-- BEGIN Information supplied --

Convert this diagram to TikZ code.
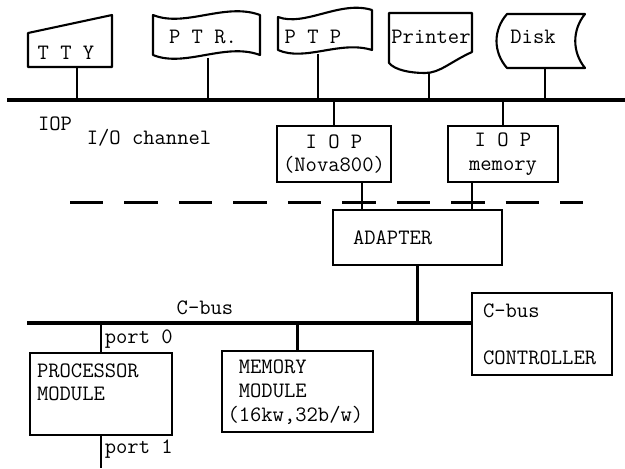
\documentclass[tikz,border=0pt]{standalone}
\usetikzlibrary{positioning,calc}

\begin{document}
\begin{tikzpicture}[x=0.02cm,y=-0.02cm,font=\ttfamily\fontsize{12.5}{13.5}\selectfont,
  box/.style={draw,line width=1.2pt,align=left},
  bus/.style={line width=2.2pt},
  wire/.style={line width=1.2pt},
  dev/.style={draw,line width=1.2pt,line join=round}]
\useasboundingbox (0,0) rectangle (625,468);
% I/O channel
\coordinate (io-l) at (7,100);
\coordinate (io-r) at (625,100);
\draw[bus] (io-l) -- (io-r);
% peripherals
\node (tty) at (66,53) {T T Y};
\draw[dev] (28,33) -- (112,15) -- (112,67) -- (28,67) -- cycle;
\coordinate (tty-b) at (77,67);
\node (ptr) at (203,37) {P T R.};
\draw[dev] (153,15) .. controls (185,28) and (225,2) .. (260,15) -- (260,55) .. controls (225,42) and (185,68) .. (153,55) -- cycle;
\coordinate (ptr-b) at (208,58);
\node (ptp) at (313,37) {P T P};
\draw[dev] (278,17) .. controls (305,27) and (340,0) .. (372,10) -- (372,50) .. controls (340,40) and (305,62) .. (278,50) -- cycle;
\coordinate (ptp-b) at (318,54);
\node (prn) at (431,37) {Printer};
\draw[dev] (389,13) -- (472,13) -- (472,52) .. controls (450,62) and (440,73) .. (425,73) .. controls (410,73) and (395,70) .. (389,63) -- cycle;
\coordinate (prn-b) at (429,73);
\node (dsk) at (533,37) {Disk};
\draw[dev] (507,14) -- (585,14) .. controls (572,30) and (572,52) .. (585,68) -- (507,68) .. controls (493,52) and (493,30) .. (507,14) -- cycle;
\coordinate (dsk-b) at (545,68);
\foreach \p in {tty,ptr,ptp,prn,dsk} \draw[wire] (\p-b) -- (\p-b |- io-l);
\node (iop) at (55,124) {IOP};
\node (ioch) at (149,138) {I/O channel};
% IOP
\node[box,align=center,minimum width=2.2cm,minimum height=1.12cm] (iopn) at (334,154) {I O P\\(Nova800)};
\node[box,align=center,minimum width=2.2cm,minimum height=1.12cm] (iopm) at (503,154) {I O P\\memory};
\draw[wire] (iopn.north) -- (iopn.north |- io-l);
\draw[wire] (iopm.north) -- (iopm.north |- io-l);
\coordinate (sep-l) at (70,202);
\coordinate (sep-r) at (583,202);
\draw[line width=1.7pt,dash pattern=on 19pt off 12pt] (sep-l) -- (sep-r);
\node[box,minimum width=3.38cm,minimum height=1.1cm,text width=2.58cm] (adapter) at (417.5,237.5) {ADAPTER};
\draw[wire] ([xshift=0.56cm]iopn.south) coordinate (a1) -- (a1 |- adapter.north);
\draw[wire] ([xshift=-0.62cm]iopm.south) coordinate (a2) -- (a2 |- adapter.north);
% C-bus
\node[box,minimum width=2.8cm,minimum height=1.64cm,text width=2.36cm] (ctrl) at (542,334) {C-bus\\~\\CONTROLLER};
\coordinate (cb-l) at (27,323);
\draw[bus] (cb-l) -- (cb-l -| ctrl.west);
\node (cbus) at (205,308) {C-bus};
\draw[wire] (adapter.south) -- (adapter.south |- cb-l);
\node[box,minimum width=2.84cm,minimum height=1.64cm,text width=2.56cm] (proc) at (101,394) {PROCESSOR\\MODULE\\~};
\node[box,minimum width=2.9cm,minimum height=1.62cm,text width=2.8cm] (mem) at (297.5,391.5) {\phantom{(}MEMORY\\\phantom{(}MODULE\\(16kw,32b/w)};
\draw[wire] (proc.north) -- (proc.north |- cb-l);
\draw[wire] (mem.north) -- (mem.north |- cb-l);
\node[anchor=south west,inner sep=2pt] (p0) at (proc.north) {port 0};
\coordinate (p1-end) at (101,468);
\draw[wire] (proc.south) -- (p1-end);
\node[anchor=north west,inner sep=2pt] (p1) at (proc.south) {port 1};
\end{tikzpicture}
\end{document}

-- END Information supplied --

Print out the material word for word, omitting the pictures.

▸ **Problem solution**
Convert this diagram to TikZ code.
\documentclass[tikz,border=0pt]{standalone}
\usetikzlibrary{positioning,calc}

\begin{document}
\begin{tikzpicture}[x=0.02cm,y=-0.02cm,font=\ttfamily\fontsize{12.5}{13.5}\selectfont,
  box/.style={draw,line width=1.2pt,align=left},
  bus/.style={line width=2.2pt},
  wire/.style={line width=1.2pt},
  dev/.style={draw,line width=1.2pt,line join=round}]
\useasboundingbox (0,0) rectangle (625,468);
% I/O channel
\coordinate (io-l) at (7,100);
\coordinate (io-r) at (625,100);
\draw[bus] (io-l) -- (io-r);
% peripherals
\node (tty) at (66,53) {T T Y};
\draw[dev] (28,33) -- (112,15) -- (112,67) -- (28,67) -- cycle;
\coordinate (tty-b) at (77,67);
\node (ptr) at (203,37) {P T R.};
\draw[dev] (153,15) .. controls (185,28) and (225,2) .. (260,15) -- (260,55) .. controls (225,42) and (185,68) .. (153,55) -- cycle;
\coordinate (ptr-b) at (208,58);
\node (ptp) at (313,37) {P T P};
\draw[dev] (278,17) .. controls (305,27) and (340,0) .. (372,10) -- (372,50) .. controls (340,40) and (305,62) .. (278,50) -- cycle;
\coordinate (ptp-b) at (318,54);
\node (prn) at (431,37) {Printer};
\draw[dev] (389,13) -- (472,13) -- (472,52) .. controls (450,62) and (440,73) .. (425,73) .. controls (410,73) and (395,70) .. (389,63) -- cycle;
\coordinate (prn-b) at (429,73);
\node (dsk) at (533,37) {Disk};
\draw[dev] (507,14) -- (585,14) .. controls (572,30) and (572,52) .. (585,68) -- (507,68) .. controls (493,52) and (493,30) .. (507,14) -- cycle;
\coordinate (dsk-b) at (545,68);
\foreach \p in {tty,ptr,ptp,prn,dsk} \draw[wire] (\p-b) -- (\p-b |- io-l);
\node (iop) at (55,124) {IOP};
\node (ioch) at (149,138) {I/O channel};
% IOP
\node[box,align=center,minimum width=2.2cm,minimum height=1.12cm] (iopn) at (334,154) {I O P\\(Nova800)};
\node[box,align=center,minimum width=2.2cm,minimum height=1.12cm] (iopm) at (503,154) {I O P\\memory};
\draw[wire] (iopn.north) -- (iopn.north |- io-l);
\draw[wire] (iopm.north) -- (iopm.north |- io-l);
\coordinate (sep-l) at (70,202);
\coordinate (sep-r) at (583,202);
\draw[line width=1.7pt,dash pattern=on 19pt off 12pt] (sep-l) -- (sep-r);
\node[box,minimum width=3.38cm,minimum height=1.1cm,text width=2.58cm] (adapter) at (417.5,237.5) {ADAPTER};
\draw[wire] ([xshift=0.56cm]iopn.south) coordinate (a1) -- (a1 |- adapter.north);
\draw[wire] ([xshift=-0.62cm]iopm.south) coordinate (a2) -- (a2 |- adapter.north);
% C-bus
\node[box,minimum width=2.8cm,minimum height=1.64cm,text width=2.36cm] (ctrl) at (542,334) {C-bus\\~\\CONTROLLER};
\coordinate (cb-l) at (27,323);
\draw[bus] (cb-l) -- (cb-l -| ctrl.west);
\node (cbus) at (205,308) {C-bus};
\draw[wire] (adapter.south) -- (adapter.south |- cb-l);
\node[box,minimum width=2.84cm,minimum height=1.64cm,text width=2.56cm] (proc) at (101,394) {PROCESSOR\\MODULE\\~};
\node[box,minimum width=2.9cm,minimum height=1.62cm,text width=2.8cm] (mem) at (297.5,391.5) {\phantom{(}MEMORY\\\phantom{(}MODULE\\(16kw,32b/w)};
\draw[wire] (proc.north) -- (proc.north |- cb-l);
\draw[wire] (mem.north) -- (mem.north |- cb-l);
\node[anchor=south west,inner sep=2pt] (p0) at (proc.north) {port 0};
\coordinate (p1-end) at (101,468);
\draw[wire] (proc.south) -- (p1-end);
\node[anchor=north west,inner sep=2pt] (p1) at (proc.south) {port 1};
\end{tikzpicture}
\end{document}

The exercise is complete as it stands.